A wonderful bloggy friend, Brandy Jean, sent me a package with meditation CD's specifically designed for the IVF process. There are meditations for retrieval, and others for transfer. I can't tell you how much it meant to me that someone who doesn't know me beyond my words on this page, took the time to do something to help ease me through this process. Brandy, herself, is awaiting news as to whether her transfer worked. Please head over and send her some love.
Has anyone out there tried accupuncture? I am in the process now of trying to find a licensed practitioner who deals specifically with fertility and IVF. I figure that in the next month, I am gonna become a human pin cushion anyway, so what's a few more needles, right?
I am going to preface the rest of this post by saying that I know that being open about my grief journey, in a public forum like this, means that some readers are bound to pass judgement on me, and that is fine. They aren't me, they didn't lose my child in the same way I did.
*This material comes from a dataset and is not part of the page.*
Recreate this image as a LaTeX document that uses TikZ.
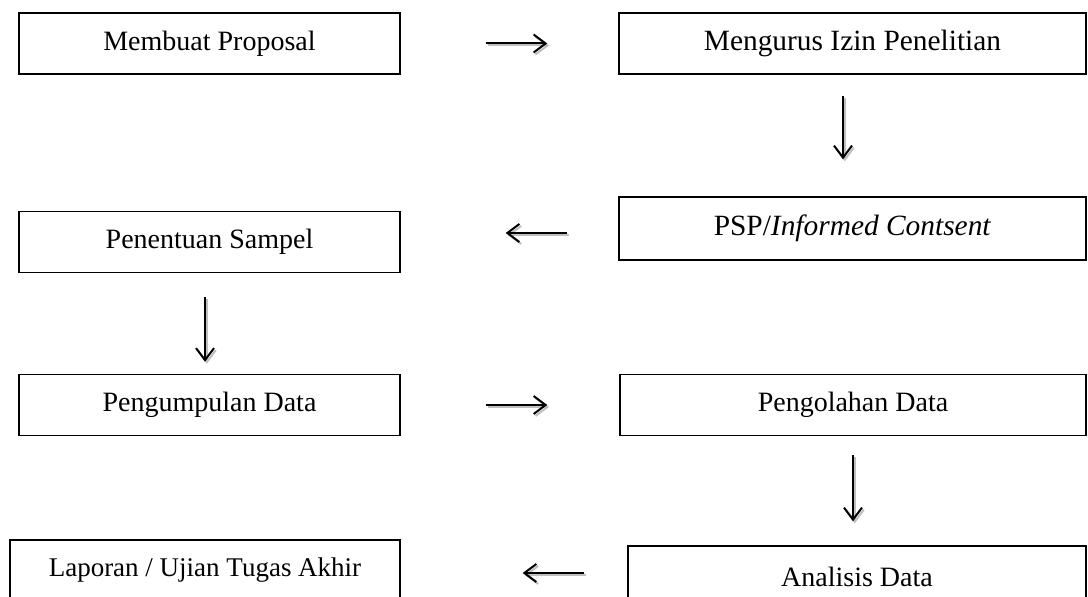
\documentclass[tikz,border=0pt]{standalone}
\usepackage{fontspec}
\setmainfont{Liberation Serif}
\usetikzlibrary{positioning,arrows.meta}
\tikzset{box node/.style={draw,line width=0.7pt,minimum height=30.5pt,inner sep=0pt,font=\fontsize{14}{16}\selectfont},
  flow arrow/.style={line width=1pt,-{Straight Barb[length=6pt,width=9pt]}},
  shade arrow/.style={flow arrow,draw=gray!50,transform canvas={shift={(0.9pt,-1pt)}}} }

\begin{document}
\begin{tikzpicture}[x=0.5pt,y=-0.5pt]
  \useasboundingbox (0,0) rectangle (1088,597);

  \node[box node,minimum width=190.5pt] (proposal) at (209.5,43.5) {Membuat Proposal};
  \node[box node,minimum width=233.5pt,font=\fontsize{14.7}{17}\selectfont] (izin) at (852.5,43.5) {Mengurus Izin Penelitian};
  \node[box node,minimum width=233.5pt,minimum height=31.5pt,font=\fontsize{14.7}{17}\selectfont] (psp) at (852.5,228.5) {PSP/\textit{Informed Contsent}};
  \node[box node,minimum width=190.5pt] (sampel) at (209.5,242) {Penentuan Sampel};
  \node[box node,minimum width=190.5pt] (kumpul) at (209.5,405) {Pengumpulan Data};
  \node[box node,minimum width=233pt] (olah) at (853,405) {Pengolahan Data};
  \node[box node,minimum width=195pt,font=\fontsize{13.5}{16}\selectfont] (laporan) at (205,570.5) {Laporan / Ujian Tugas Akhir};
  \node[box node,minimum width=229pt] (analisis) at (857,576.5) {Analisis Data};

  % arrow ends
  \coordinate (a1) at ([xshift=42.5pt]proposal.east);
  \coordinate (b1) at ([xshift=-35.5pt]izin.west);
  \coordinate (a2) at ([xshift=-4.75pt,yshift=-10.5pt]izin.south);
  \coordinate (b2) at ([xshift=-4.75pt,yshift=18.5pt]psp.north);
  \coordinate (a3) at ([xshift=-25.5pt,yshift=-2.25pt]psp.west);
  \coordinate (b3) at ([xshift=52.5pt,yshift=4.5pt]sampel.east);
  \coordinate (a4) at ([xshift=-2.25pt,yshift=-12pt]sampel.south);
  \coordinate (b4) at ([xshift=-2.25pt,yshift=6pt]kumpul.north);
  \coordinate (a5) at ([xshift=42.5pt]kumpul.east);
  \coordinate (b5) at ([xshift=-36pt]olah.west);
  \coordinate (a6) at ([yshift=-9.5pt]olah.south);
  \coordinate (b6) at ([xshift=-2pt,yshift=12pt]analisis.north);
  \coordinate (a7) at ([xshift=-21.5pt,yshift=1.75pt]analisis.west);
  \coordinate (b7) at ([xshift=61pt,yshift=-1.25pt]laporan.east);

  \foreach \i in {1,...,7} {
    \draw[shade arrow] (a\i) -- (b\i);
    \draw[flow arrow] (a\i) -- (b\i);
  }
\end{tikzpicture}
\end{document}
I also know that the vast majority of people who come here are the opposite. They are facing their own infertility, grief, or life struggle, and that is what brings them to this page. Because of this, whenever I come across something helpful to me in my journey, I like to share it here.
Below are some guideposts that I use when those moments/ flashbacks/ memories/ images that come seemingly out of nowhere to take my breath away, come calling.
These four guideposts were provided to me some months ago. Of course it goes without saying that I am by no means a therapist, but when I find something useful, I like to share it. I don't know the origins, or creator of these guideposts, and for that I apologize. Mine were jotted down on some note paper, and when I tried to do a google search on them, I came up empty.
The four guideposts are Focus, Grounding, Energy Conservation, and Direction, and they are useful to meditate on when you are really struggling.
Focus: One thing at a time. What is the most important thing for you to focus your attention on right now?
Grounding: Find a way to center or stabilize yourself, so that the waves of emotions can't drag you away into their undercurrent. (For me, this is writing or meditation.)
Energy Conservation: When you are really struggling, your energy reserves are limited. Ask yourself, "Is this the best use of my energy right now?"
Direction: Are your actions taking you in the direction you truly want to go? If not, remember that you can make different choices to change your direction at any time.
These guideposts bring me back to my favorite quote, one that I have turned to for comfort time and time again over the past 17 months. It is by English Novelist George Eliot (who, just as a fun little factoid, was actually a woman named Mary Anne Evans. She wrote under a man's name so as to be taken seriously.)
"It's never too late to be what you might have been."
On the days (like yesterday) where everything feels so impossible, I bring myself back to this quote, nod my head, and say "maybe so."